Why AI agents will drive the next big shift in marketing
Nikita Bokil, director of product strategy at Optimizely, explains how AI agents are transforming marketing through smarter content and experimentation.
AI is everywhere right now. It’s being hailed as the answer to just about every marketing challenge, from automating content to delivering hyper-personalised experiences. But for many, there’s still hesitation. A lot of marketers are asking the same question: how do we use AI to actually reach our business goals?
The truth? You don’t need the flashiest tools or the most complex models. Real impact comes from using AI to streamline what you’re already doing; taking what exists and doing it better.
So far, the smartest gains have come from three key areas: content creation, personalisation, and experimentation. These have been important steps, but they’re just the beginning.
The next stage, powered by AI agents, is set to reshape the way marketers work entirely.
Applying AI where it matters
The best AI applications help marketers do what they already do; just faster, smarter, and at greater scale.
In content creation, AI solves the blank slate problem. It speeds up copy & image generation, creates variations tailored to specific audiences or platforms, and optimises content for SEO/conversions (yes, SEO is still relevant!). Whether it’s a product description, an email
campaign, or a social post, AI helps teams create more without compromising on quality.
In personalisation, AI taps into real-time behavioural data and consumer signals. AI models can adapt messaging automatically based on clicks, browsing history or purchasing behaviours, allowing marketers to move beyond broad demographic targeting to truly personalised experiences.
And experimentation has evolved too. AI doesn’t replace testing, it supercharges it. Marketers can use AI to automatically get test ideas, design multiple test variations, and easily comprehend & share test results, so that what used to take weeks now happens in moments.
Breaking through the barriers
Despite the progress and these powerful use cases, many companies are still hesitant about AI adoption. Some worry about data quality or security, while others are concerned that automation might replace the creative instincts that make marketers great in the first place.
These concerns are valid. But they’re also solvable.
It’s not that AI itself will replace your job, but it’s very possible that a marketer that knows how to use AI will. The smartest teams aren’t waiting for perfect conditions. They start small and gain confidence, testing AI on simple, low-risk tasks like writing headline variants or running basic experiments. It’s a low-pressure way to get familiar with the tools and see what’s possible.
They’re also taking a human-first approach. AI isn’t here to replace creativity, it’s here to eliminate the noise. By automating tedious tasks and speeding up analysis, it gives marketers more space to focus on strategy, storytelling, and the big ideas that drive real impact.
And as AI matures into agent-based systems, that space will only increase, allowing marketers to move beyond day-to-day execution and spend more time driving real innovation.
The rise of AI agents
Most of today’s AI is reactive, responding to inputs rather than anticipating needs. Now, AI agents are set to take things further, capable of proactively and autonomously handling entire workflows so teams can focus on more strategic challenges.

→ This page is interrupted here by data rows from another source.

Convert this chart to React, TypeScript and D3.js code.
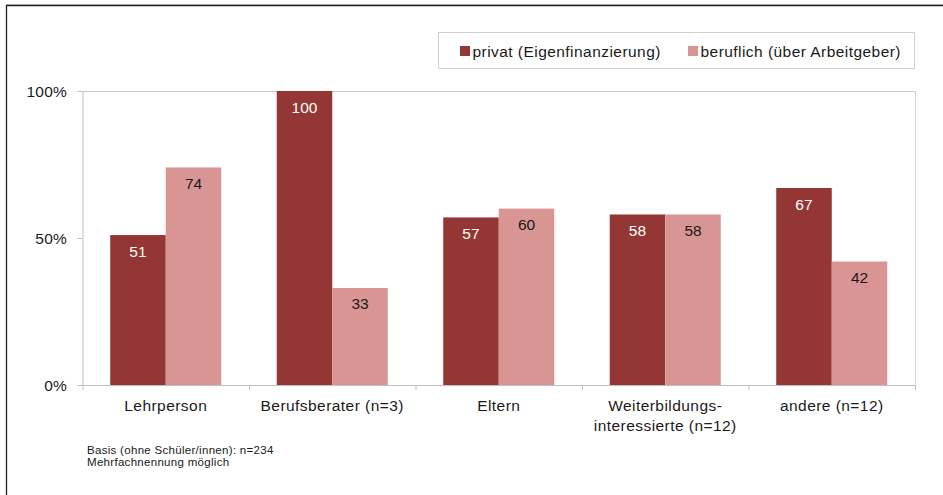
import React from "react";
import * as d3 from "d3";

const categories: string[][] = [
  ["Lehrperson"],
  ["Berufsberater (n=3)"],
  ["Eltern"],
  ["Weiterbildungs-", "interessierte (n=12)"],
  ["andere (n=12)"],
];
const seriesNames = ["privat (Eigenfinanzierung)", "beruflich (über Arbeitgeber)"];
const privat = [51, 100, 57, 58, 67];
const beruflich = [74, 33, 60, 58, 42];
const yTicks = [0, 50, 100];
const footnotes = ["Basis (ohne Schüler/innen): n=234", "Mehrfachnennung möglich"];

const colors = ["#943634", "#D99594"];
const labelColors = ["#ffffff", "#1a1a1a"];
const FONT = "'Liberation Sans', Arial, sans-serif";
const FS = 15.5;
const LS = 0.45;

export default function App() {
  const W = 943, H = 495;
  const left = 82.5, right = 915, top = 91, bottom = 385;
  const idx = categories.map((_, i) => i);
  const x0 = d3.scaleBand<number>().domain(idx).range([left, right]).paddingInner(0).paddingOuter(0);
  const inner = d3.scaleBand<number>().domain([0, 1])
    .range([x0.bandwidth() * 0.1666, x0.bandwidth() * (1 - 0.1666)]).paddingInner(0).paddingOuter(0);
  const y = d3.scaleLinear().domain([0, 100]).range([bottom, top]);
  const series = [privat, beruflich];

  return (
    <svg width={W} height={H} style={{ position: "absolute", left: 0, top: 0, display: "block" }}>
      <rect x={0} y={0} width={W} height={H} fill="#fff" />
      {/* outer frame lines */}
      <line x1={6} y1={4.5} x2={W} y2={4.5} stroke="#cccccc" strokeWidth={1} />
      <line x1={6} y1={5.5} x2={W} y2={5.5} stroke="#222" strokeWidth={1.3} />
      <line x1={6.5} y1={5} x2={6.5} y2={H} stroke="#222" strokeWidth={1.3} />

      {/* legend */}
      <rect x={438.5} y={32.5} width={476} height={36} fill="#fff" stroke="#d0d0d0" />
      {seriesNames.map((s, i) => {
        const lx = i === 0 ? 460 : 688;
        return (
          <g key={s}>
            <rect x={lx} y={46} width={10} height={10} fill={colors[i]} />
            <text x={lx + 12.5} y={56.5} fontFamily={FONT} fontSize={FS} letterSpacing={LS} fill="#1a1a1a">{s}</text>
          </g>
        );
      })}

      {/* plot border */}
      <line x1={left} y1={top + 0.5} x2={right} y2={top + 0.5} stroke="#c8c8c8" />
      <line x1={right + 0.5} y1={top} x2={right + 0.5} y2={bottom} stroke="#d4d4d4" />

      {/* bars */}
      {idx.map((ci) =>
        series.map((vals, si) => {
          const bx = (x0(ci) as number) + (inner(si) as number);
          const bw = inner.bandwidth();
          const v = vals[ci];
          return (
            <g key={`${ci}-${si}`}>
              <rect x={bx} y={y(v)} width={bw} height={bottom - y(v)} fill={colors[si]} />
              <text x={bx + bw / 2} y={y(v) + 21.5} textAnchor="middle" fontFamily={FONT} fontSize={FS} fill={labelColors[si]}>{v}</text>
            </g>
          );
        })
      )}

      {/* y axis */}
      <line x1={left + 0.5} y1={top} x2={left + 0.5} y2={bottom} stroke="#bfbfbf" />
      {yTicks.map((t) => (
        <g key={t}>
          <line x1={left - 5} y1={y(t) + 0.5} x2={left} y2={y(t) + 0.5} stroke="#bfbfbf" />
          <text x={67} y={y(t) + 5.5} textAnchor="end" fontFamily={FONT} fontSize={FS} letterSpacing={0.2} fill="#1a1a1a">{t}%</text>
        </g>
      ))}

      {/* x axis */}
      <line x1={left} y1={bottom + 0.5} x2={right + 1} y2={bottom + 0.5} stroke="#bfbfbf" />
      {[...idx, idx.length].map((i) => {
        const xx = i < idx.length ? (x0(i) as number) : right;
        return <line key={i} x1={xx + 0.5} y1={bottom} x2={xx + 0.5} y2={bottom + 5} stroke="#bfbfbf" />;
      })}
      {categories.map((lines, ci) => (
        <text key={ci} textAnchor="middle" fontFamily={FONT} fontSize={FS} letterSpacing={LS} fill="#1a1a1a">
          {lines.map((l, li) => (
            <tspan key={li} x={(x0(ci) as number) + x0.bandwidth() / 2} y={411 + li * 20}>{l}</tspan>
          ))}
        </text>
      ))}

      {/* footnotes */}
      {footnotes.map((f, i) => (
        <text key={i} x={87} y={453.5 + i * 12} fontFamily={FONT} fontSize={11.5} letterSpacing={0.3} fill="#1a1a1a">{f}</text>
      ))}
    </svg>
  );
}
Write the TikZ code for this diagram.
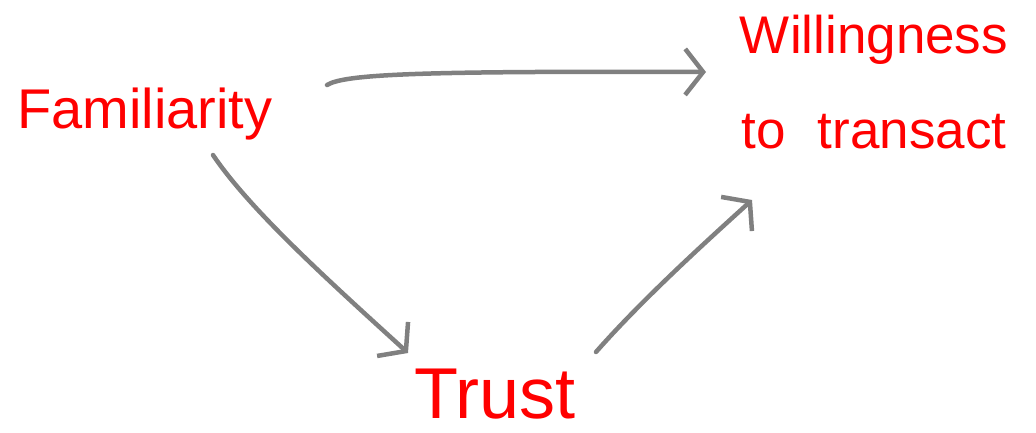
\documentclass[tikz,border=0pt]{standalone}
\usepackage{fontspec}
\setmainfont{Liberation Sans}
\usetikzlibrary{arrows.meta}
\tikzset{
  label/.style={text=red, inner sep=0pt},
  arr/.style={draw=gray, line width=4.5pt, line cap=round,
    -{Straight Barb[length=18pt, width=46pt, line width=4.5pt]}},
}
\begin{document}
\begin{tikzpicture}[x=1pt, y=1pt]
  \useasboundingbox (0,0) rectangle (1036,432);
  \node[label, font=\fontsize{56}{60}\selectfont] (fam) at (145,318) {Familiarity};
  \node[label, font=\fontsize{53}{95}\selectfont, align=center] (will) at (874,350) {Willingness\\to\hspace{0.6em}transact};
  \node[label, font=\fontsize{72}{76}\selectfont] (trust) at (495,38) {Trust};
  % arrows
  \draw[arr] ([shift={(182,29)}]fam.center) .. controls (345,358) and (420,361) .. ([shift={(-168,10)}]will.center);
  \draw[arr] ([shift={(68,-41)}]fam.center) .. controls (250,222) and (330,150) .. ([shift={(-87,41)}]trust.center);
  \draw[arr] ([shift={(101,42)}]trust.center) .. controls (640,130) and (700,185) .. ([shift={(-122,-118)}]will.center);
\end{tikzpicture}
\end{document}
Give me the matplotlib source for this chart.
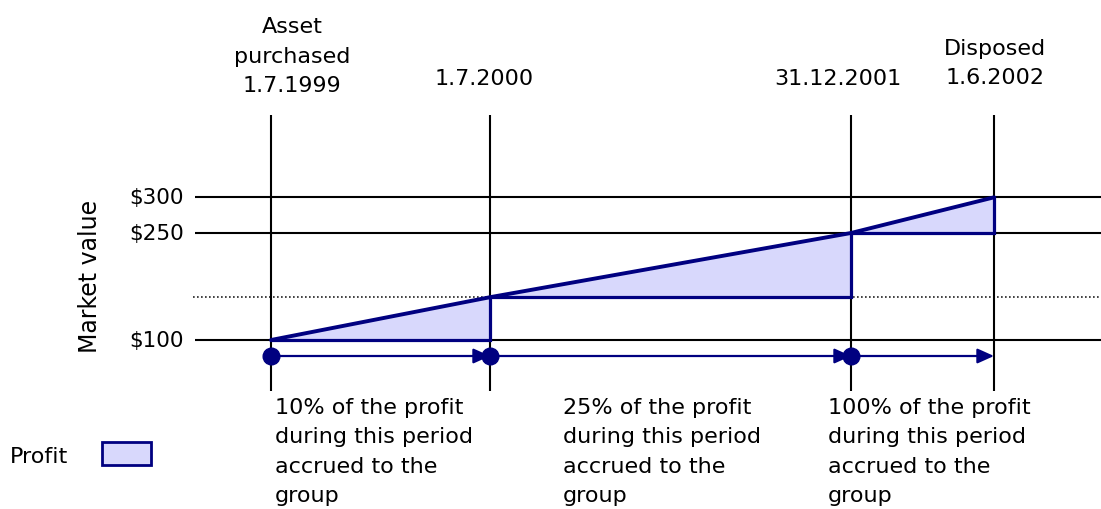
import matplotlib
matplotlib.use("Agg")
import matplotlib.pyplot as plt
from matplotlib.patches import Polygon, Rectangle

# ---- data ----
date_labels = ["Asset\npurchased\n1.7.1999", "1.7.2000", "31.12.2001", "Disposed\n1.6.2002"]
market_values = [100, 160, 250, 300]          # market value at each date
tick_values = [100, 250, 300]
tick_labels = ["$100", "$250", "$300"]
period_texts = [
    "10% of the profit\nduring this period\naccrued to the\ngroup",
    "25% of the profit\nduring this period\naccrued to the\ngroup",
    "100% of the profit\nduring this period\naccrued to the\ngroup",
]
y_label = "Market value"
legend_label = "Profit"

# ---- layout (pixel positions of the date columns) ----
W, H = 1101, 510
x_pos = [271, 490, 851, 994]
px_per_unit = (341 - 234) / 150.0
y100_px = 341


def v2px(v):
    return y100_px - (v - 100) * px_per_unit


def px2v(p):
    return 100 + (y100_px - p) / px_per_unit


NAVY = "#000080"
FILL = "#d8d8fc"
FONT = "DejaVu Sans"
plt.rcParams["font.family"] = [FONT]

fig = plt.figure(figsize=(W / 100, H / 100), dpi=100)
ax = fig.add_axes([0, 0, 1, 1])
ax.set_xlim(0, W)
ax.set_ylim(px2v(H), px2v(0))
ax.axis("off")

ov = fig.add_axes([0, 0, 1, 1], zorder=5)
ov.set_xlim(0, W)
ov.set_ylim(H, 0)
ov.axis("off")
ov.patch.set_alpha(0)

# grid lines
for v in tick_values:
    ax.plot([195, W], [v, v], color="black", lw=1.5, zorder=1, solid_capstyle="butt")
ax.plot([193, W], [market_values[1]] * 2, color="#222222", lw=1.2,
        linestyle=(0, (1, 1.4)), zorder=1)
for x in x_pos:
    ax.plot([x, x], [px2v(392), px2v(116)], color="black", lw=1.5, zorder=1,
            solid_capstyle="butt")

# profit triangles
for i in range(3):
    x0, x1 = x_pos[i], x_pos[i + 1]
    v0, v1 = market_values[i], market_values[i + 1]
    ax.add_patch(Polygon([[x0, v0], [x1, v1], [x1, v0]], closed=True,
                         facecolor=FILL, edgecolor="none", zorder=2))
    ax.plot([x0, x1, x1], [v0, v0, v1], color=NAVY, lw=2.3, zorder=3,
            solid_joinstyle="miter")
ax.plot(x_pos, market_values, color=NAVY, lw=2.8, zorder=4, solid_capstyle="round")

# period arrows
arrow_y = px2v(357)
for i in range(3):
    x0, x1 = x_pos[i], x_pos[i + 1]
    ax.annotate("", xy=(x1, arrow_y), xytext=(x0, arrow_y),
                arrowprops=dict(arrowstyle="-|>,head_length=1.0,head_width=0.45",
                                color=NAVY, lw=1.6, shrinkA=0, shrinkB=0),
                zorder=5)
    ax.plot([x0], [arrow_y], "o", color=NAVY, ms=12, zorder=6)

# y tick labels and axis label
for v, lab in zip(tick_values, tick_labels):
    ov.text(184, v2px(v), lab, ha="right", va="center", fontsize=15.5, color="black")
ov.text(90, 276, y_label, rotation=90, ha="center", va="center", fontsize=17)

# top date labels
label_cx = [292, 484, 838, 995]
label_bottom = [96, 89, 89, 88]
for cx, by, lab in zip(label_cx, label_bottom, date_labels):
    ov.text(cx, by, lab, ha="center", va="bottom", fontsize=16,
            linespacing=1.58, multialignment="center")

# bottom period texts
text_x = [275, 563, 828]
for tx, t in zip(text_x, period_texts):
    ov.text(tx, 398, t, ha="left", va="top", fontsize=16, linespacing=1.58)

# legend
ov.text(10, 457, legend_label, ha="left", va="center", fontsize=16)
ov.add_patch(Rectangle((102, 443), 49, 23, facecolor=FILL, edgecolor=NAVY, lw=2))

fig.savefig("out.png", dpi=100)
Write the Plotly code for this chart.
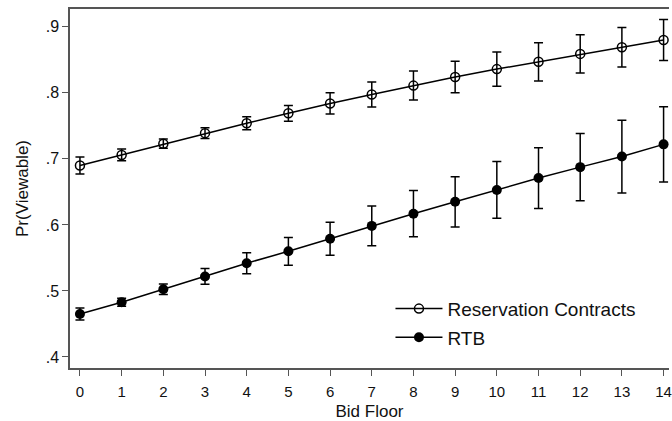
import plotly.graph_objects as go

bid_floor = list(range(15))
x_tick_labels = [str(v) for v in bid_floor]

res_mean = [0.690, 0.706, 0.723, 0.739, 0.754, 0.769, 0.784, 0.7975, 0.811, 0.824,
            0.836, 0.847, 0.859, 0.869, 0.880]
res_err = [0.013, 0.009, 0.007, 0.008, 0.010, 0.012, 0.016, 0.019, 0.022, 0.024,
           0.026, 0.029, 0.029, 0.030, 0.031]

rtb_mean = [0.465, 0.483, 0.5025, 0.522, 0.542, 0.560, 0.579, 0.5985, 0.617, 0.635,
            0.653, 0.671, 0.6875, 0.7035, 0.722]
rtb_err = [0.009, 0.006, 0.008, 0.012, 0.016, 0.021, 0.025, 0.030, 0.035, 0.038,
           0.043, 0.046, 0.051, 0.055, 0.057]

y_tick_vals = [0.4, 0.5, 0.6, 0.7, 0.8, 0.9]
y_tick_text = [".4", ".5", ".6", ".7", ".8", ".9"]

FONT = "Liberation Sans, Arial, sans-serif"

fig = go.Figure()
fig.add_trace(go.Scatter(
    x=bid_floor, y=res_mean, mode="lines+markers", name="Reservation Contracts",
    line=dict(color="black", width=1.5),
    marker=dict(symbol="circle-open", size=9, color="black", line=dict(width=1.5)),
    error_y=dict(type="data", array=res_err, color="black", thickness=1.5, width=4.5),
    legend="legend",
))
fig.add_trace(go.Scatter(
    x=bid_floor, y=rtb_mean, mode="lines+markers", name="RTB",
    line=dict(color="black", width=1.5),
    marker=dict(symbol="circle", size=10, color="black"),
    error_y=dict(type="data", array=rtb_err, color="black", thickness=1.5, width=4.5),
    legend="legend2",
))

legend_common = dict(font=dict(family=FONT, size=19, color="#111"),
                     bgcolor="rgba(0,0,0,0)", xanchor="left", yanchor="middle",
                     itemsizing="trace", itemwidth=47)

fig.update_layout(
    width=672, height=421,
    margin=dict(l=70, r=0, t=9, b=53),
    paper_bgcolor="white", plot_bgcolor="white",
    font=dict(family=FONT, size=15, color="#111"),
    xaxis=dict(
        range=[-0.2387, 14.13], tickvals=bid_floor, ticktext=x_tick_labels,
        showgrid=False, zeroline=False, showline=True, linecolor="#555", linewidth=1.5,
        mirror=True, ticks="outside", ticklen=6, tickcolor="#555", tickwidth=1,
        ticklabeloverflow="allow", ticklabelstandoff=3,
        tickfont=dict(size=15), title=dict(text="Bid Floor", font=dict(size=17), standoff=7),
    ),
    yaxis=dict(
        range=[0.3833, 0.927], tickvals=y_tick_vals, ticktext=y_tick_text,
        showgrid=False, zeroline=False, showline=True, linecolor="#555", linewidth=1.5,
        ticks="outside", ticklen=6, tickcolor="#555", tickwidth=1,
        tickfont=dict(size=16), title=dict(text="Pr(Viewable)", font=dict(size=17), standoff=13),
    ),
    legend=dict(x=0.535, y=0.165, **legend_common),
    legend2=dict(x=0.535, y=0.085, **legend_common),
    showlegend=True,
)

fig.write_html("out.html", config={"displayModeBar": False},
               post_script="document.body.style.margin='0px';")
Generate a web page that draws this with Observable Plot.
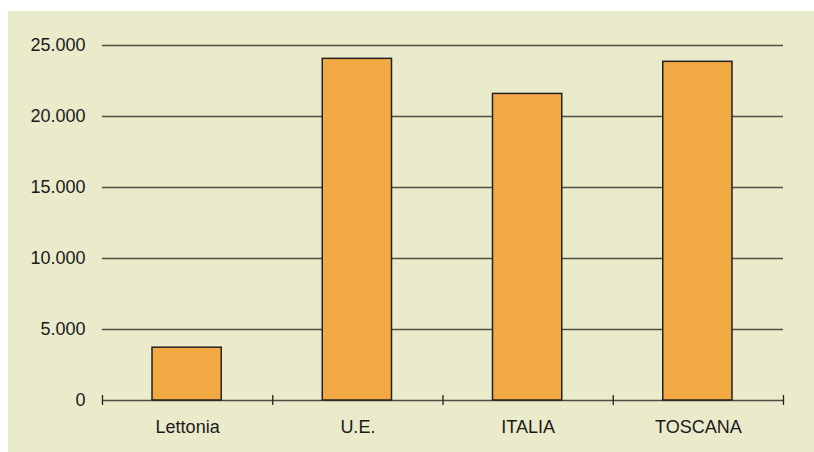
<!DOCTYPE html>
<html>
<head>
<meta charset="utf-8">
<script src="https://cdn.jsdelivr.net/npm/d3@7"></script>
<script src="https://cdn.jsdelivr.net/npm/@observablehq/plot@0.6"></script>
<style>
  html, body { margin: 0; padding: 0; background: #ffffff; }
  #card { position: absolute; left: 8px; top: 11px; width: 806px; height: 441px; background: #eaebcb; }
  #card svg { display: block; }
</style>
</head>
<body>
<div id="card"></div>
<script>
const categories = ["Lettonia", "U.E.", "ITALIA", "TOSCANA"];
const values = [3720, 24060, 21590, 23850];
const yTicks = [0, 5000, 10000, 15000, 20000, 25000];

const data = categories.map((c, i) => ({ category: c, index: i, value: values[i] }));
const boundaries = d3.range(categories.length + 1);
const fmt = d3.formatLocale({ decimal: ",", thousands: ".", grouping: [3], currency: ["", "€"] }).format(",d");

const chart = Plot.plot({
  width: 806,
  height: 441,
  marginLeft: 94,
  marginRight: 31,
  marginTop: 34,
  marginBottom: 52,
  style: { background: "transparent", fontFamily: "'Liberation Sans', Arial, sans-serif", fontSize: "18px", color: "#1a1a1a" },
  x: { type: "linear", domain: [0, categories.length], axis: null, label: null },
  y: { domain: [0, 25000], axis: null, label: null },
  marks: [
    Plot.ruleY(yTicks.filter(d => d > 0), { stroke: "#4e4e44", strokeWidth: 1.6 }),
    Plot.ruleY([0], { stroke: "#4e4e44", strokeWidth: 1.6 }),
    Plot.ruleX(boundaries, { x: d => d, y1: 0, y2: 0, insetTop: -5, insetBottom: -5, stroke: "#222", strokeWidth: 1.3 }),
    Plot.rectY(data, { x1: d => d.index, x2: d => d.index + 1, y1: 0, y2: "value", insetLeft: 50, insetRight: 51, fill: "#f2a943", stroke: "#222", strokeWidth: 1.5 }),
    Plot.axisY({ ticks: yTicks, tickSize: 0, tickPadding: 17, tickFormat: fmt, fontSize: 18, fill: "#1a1a1a", label: null }),
    Plot.text(data, { x: d => d.index + 0.5, y: 0, text: "category", lineAnchor: "top", dy: 20, fontSize: 18, fill: "#1a1a1a" })
  ]
});
document.getElementById("card").appendChild(chart);
</script>
</body>
</html>
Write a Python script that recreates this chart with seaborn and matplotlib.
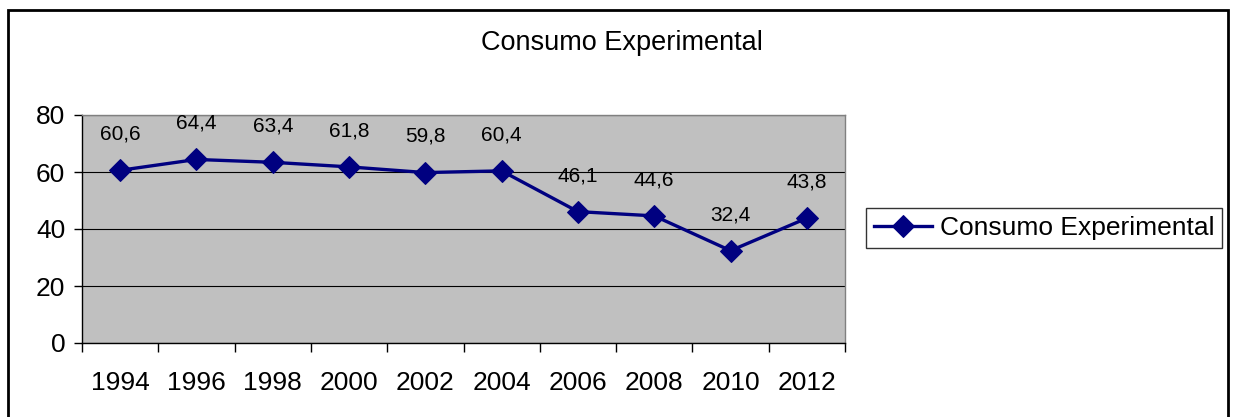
import numpy as np
import pandas as pd
import seaborn as sns
import matplotlib.pyplot as plt
from matplotlib.patches import Rectangle
from matplotlib.ticker import FixedLocator

years = ["1994", "1996", "1998", "2000", "2002", "2004", "2006", "2008", "2010", "2012"]
consumo = [60.6, 64.4, 63.4, 61.8, 59.8, 60.4, 46.1, 44.6, 32.4, 43.8]
labels = ["60,6", "64,4", "63,4", "61,8", "59,8", "60,4", "46,1", "44,6", "32,4", "43,8"]
serie = "Consumo Experimental"

df = pd.DataFrame({"Ano": years, "Valor": consumo})

plt.rcParams["font.family"] = ["Liberation Sans", "DejaVu Sans"]

fig = plt.figure(figsize=(12.35, 4.17), dpi=100)
ax = fig.add_axes([82 / 1235, 1 - 343 / 417, 763 / 1235, 228 / 417])

sns.lineplot(data=df, x="Ano", y="Valor", ax=ax, color="#000080", linewidth=2.4,
             marker="D", markersize=11, markeredgecolor="#000080", label=serie)

# rótulos de dados
for i, (v, lab) in enumerate(zip(consumo, labels)):
    ax.annotate(lab, (i, v), xytext=(0, 26), textcoords="offset points",
                ha="center", va="center", fontsize=15)

ax.set_facecolor("#C0C0C0")
ax.set_xlim(-0.5, len(years) - 0.5)
ax.set_ylim(0, 80)
ax.set_yticks([0, 20, 40, 60, 80])
ax.yaxis.grid(True, color="black", linewidth=0.8)
ax.set_axisbelow(True)
ax.set_xlabel("")
ax.set_ylabel("")

ax.xaxis.set_minor_locator(FixedLocator(np.arange(-0.5, len(years), 1.0)))
ax.tick_params(axis="x", which="major", length=0, pad=20, labelsize=19)
ax.tick_params(axis="x", which="minor", length=6.5, width=1, color="black")
ax.tick_params(axis="y", length=6, width=1, pad=6, labelsize=19)

for s in ["left", "bottom"]:
    ax.spines[s].set_color("black")
    ax.spines[s].set_linewidth(1)
for s in ["top", "right"]:
    ax.spines[s].set_color("#808080")
    ax.spines[s].set_linewidth(1)

fig.text(622 / 1235, 1 - 43 / 417, serie, ha="center", va="center", fontsize=19.5)

leg = ax.legend(loc="center", bbox_to_anchor=(1044 / 1235, 1 - 228 / 417),
                bbox_transform=fig.transFigure, fontsize=19, frameon=True,
                fancybox=False, handlelength=2.2, borderpad=0.3, handletextpad=0.3,
                borderaxespad=0)
leg.get_frame().set_edgecolor("black")
leg.get_frame().set_linewidth(1)

# moldura externa do gráfico
fig.patches.append(Rectangle((8 / 1235, -0.1), 1220 / 1235, 1.1 - 10 / 417,
                             transform=fig.transFigure, fill=False,
                             edgecolor="black", linewidth=2))

fig.savefig("out.png", dpi=100)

Agents are designed not just to inform, but to complete end-to-end actions on a users’ behalf.
When equipped with clear instructions and tools, they can independently (or combined with other agents in a workflow) perform advanced actions. For example:
- SEO agent: continuously monitor SEO performance and based on the data, suggest or directly publish refreshed, brand-perfect content
- Experimentation agent: propose test plans and execute end-to-end experiments, from identifying the right variables and segments, to coding the different variations, to executing the test and analysing results
- Insight mining agent: Scan the web (social media, news, websites) or customer reviews, support tickets, surveys, or product usage (heat mapping or session replay data) to detect top customer pain points to fix.
In essence, AI agents can execute, examine, and refine all on the marketer’s behalf, combining what used to be separate use cases for content creation, personalisation, and experimentation all into unified workflows.
Moving from hype to impact
When used with purpose, AI agents are not just another tool in the marketer’s toolkit; they’re an upgrade to the entire kit. Like moving to the cloud or the original shift from analogue marketing to digital, AI agents will transform every part of marketing.
The teams that are making the most progress aren’t just following the hype, they’re using AI to solve real problems. They’re producing content quickly, personalising intelligently, and experimenting with precision. And, most importantly, they’re seeing the ROI.
As the adoption of AI agents increases, the brands that act fast will raise the bar for digital experiences and upskill their teams. The future of marketing won’t just be faster, it will be smarter, more flexible, and built around deeper, more meaningful connections with every customer.